Agenda item

Mid-Term Treasury Management Report 2022/23 (To Follow)


Wendy Eldridge (Principal Technical Accountant) presented the Mid-Term Treasury Management Report 2022/23 and highlighted the following key points:



the purpose of the report was to update the Committee with progress and changes since the 1st April 2022 and run through compliance with prudential indicators. Arlingclose was used to provide treasury management advice and the Council had taken on board a lot of the information regarding the external context of the current financial situation and economic background;



the report made reference to the impact of the Ukraine war, global inflation and the increased Bank of England rate which at the end of September was at 2.25% - there had been subsequent increases to that. The report referred to the increasing demand with inflation with disposable incomes being squeezed and higher energy bills having a further impact;



at 31 March 2022 the Council had net borrowing of £5.54m – this was presented in the outturn report at a previous Audit and Governance Committee. A summary of the Council’s borrowing at 31 March 2022 and its movements to 30 September 2022 was included – key things to note included the increase in the reduction of the borrowing. At the end of 2021 the Council held cash balances from transferring short term borrowing into long term PWLB borrowing so the Council was able to use those cash balances to reduce the short term borrowing – this was primarily to deal with the risk associated with the increasing interest rates;



table two showed relatively low short term borrowing rates but the levels the Council was currently being exposed to were closer to 4% taking out new short term borrowing in the latter part of the year;



Officers were expecting the LOBO loans to be called in as the interest rates were increasing however one that was due for potential call-in in November wasn’t called in so there was another group of LOBO loans due to be called in at the end of March 2023; there were only four days to repay LOBO loans therefore officers would monitor this situation;



long term borrowing was a fixed long term arrangement, mainly with Barclay’s Bank;



the Council increased its PWLB (Public Work Loans Board) borrowing in April 2022 by £75m which it used to reduce its short term borrowing; the rate secured with that was just under 2.5% - this was done to protect the interest rate risk;



the table on page 12 demonstrated that the interest payable had increased above the amount budgeted for but this had been compensated by the interest received through pooled investments and the money market funds that were held with day to day cash holdings.

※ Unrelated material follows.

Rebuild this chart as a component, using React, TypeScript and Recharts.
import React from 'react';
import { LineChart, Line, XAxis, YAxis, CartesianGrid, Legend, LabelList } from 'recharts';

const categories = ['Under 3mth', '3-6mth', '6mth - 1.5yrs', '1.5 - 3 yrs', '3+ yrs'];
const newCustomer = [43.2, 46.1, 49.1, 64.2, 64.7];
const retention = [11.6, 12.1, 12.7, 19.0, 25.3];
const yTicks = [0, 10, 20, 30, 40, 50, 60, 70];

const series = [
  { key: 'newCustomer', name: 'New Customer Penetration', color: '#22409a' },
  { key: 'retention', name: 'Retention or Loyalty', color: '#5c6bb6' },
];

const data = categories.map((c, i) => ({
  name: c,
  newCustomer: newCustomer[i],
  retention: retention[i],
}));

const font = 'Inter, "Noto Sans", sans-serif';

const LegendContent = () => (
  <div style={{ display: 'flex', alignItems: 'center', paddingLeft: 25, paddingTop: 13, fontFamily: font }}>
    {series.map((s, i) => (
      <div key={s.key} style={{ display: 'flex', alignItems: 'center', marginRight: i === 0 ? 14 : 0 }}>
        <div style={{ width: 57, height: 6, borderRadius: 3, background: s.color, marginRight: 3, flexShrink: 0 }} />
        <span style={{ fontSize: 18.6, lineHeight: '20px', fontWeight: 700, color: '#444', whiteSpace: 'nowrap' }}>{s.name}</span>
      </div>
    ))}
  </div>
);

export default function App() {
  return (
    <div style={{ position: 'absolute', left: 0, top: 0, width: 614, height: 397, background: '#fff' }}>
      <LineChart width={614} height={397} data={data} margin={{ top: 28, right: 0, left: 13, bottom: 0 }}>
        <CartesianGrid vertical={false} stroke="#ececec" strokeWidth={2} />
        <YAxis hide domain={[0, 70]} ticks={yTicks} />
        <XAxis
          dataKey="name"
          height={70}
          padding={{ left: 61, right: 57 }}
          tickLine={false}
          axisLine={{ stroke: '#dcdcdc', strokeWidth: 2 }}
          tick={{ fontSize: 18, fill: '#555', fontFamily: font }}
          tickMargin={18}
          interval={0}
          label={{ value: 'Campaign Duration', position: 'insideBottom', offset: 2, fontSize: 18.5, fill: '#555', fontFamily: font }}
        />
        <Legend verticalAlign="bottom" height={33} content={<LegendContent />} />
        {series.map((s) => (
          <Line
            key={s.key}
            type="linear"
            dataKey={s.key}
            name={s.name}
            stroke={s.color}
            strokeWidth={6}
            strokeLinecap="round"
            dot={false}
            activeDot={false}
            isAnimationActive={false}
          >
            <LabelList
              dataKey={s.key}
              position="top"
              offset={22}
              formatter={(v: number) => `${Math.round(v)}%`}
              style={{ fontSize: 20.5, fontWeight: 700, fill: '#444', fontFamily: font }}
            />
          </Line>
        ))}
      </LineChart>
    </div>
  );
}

That was considered a safe increase in investment and had protected the council's risk there;




page 13 of the report onwards highlighted where the council was tracking its compliance against prudential indicators; the Council had complied with all investment limits, operational boundaries, authorised limits and investment portfolio levels.


In response to questions raised it was reported that –



the figures in the ‘total column’ reported in the investments table on page 10 of the report should be included in brackets – that was true of all figures shown in the movement column;



in terms of the prudential indicators, the Council had increased the level of fixed term borrowing. There was expected to be more of a spread between fixed and variable however in light of the changes and the increase with Bank of England rates, the approach taken was to tie in more debt, fixed term to protect those increases;



the Council did not have any investments in any non UK banks;



a written response would be provided to Members upon the impact of the rise in interest rates from 2.75% to in excess of 4% on the Council’s budget for the next 12 months;



in terms of LOBO loan repayments, the Council would seek advice from external advisors if they were called-in for repayment however as they were predominantly quite high interest rate the Council would be keen to repay.


The Committee agreed:



that a written response would be provided to Members upon the impact of the rise in interest rates from 2.75% to in excess of 4% on the Council’s budget for the next 12 months;



to delegate responsibility of signing off LOBO loan repayments to the Section 151 Officer in consultation with the Chair and Vice Chair of the Audit and Governance Committee and the Cabinet Member for Finance;



to note the Mid-Year Treasury Management Report 2022/23 (This is to comply with the CIPFA Code of Practice and discharge our statutory requirement).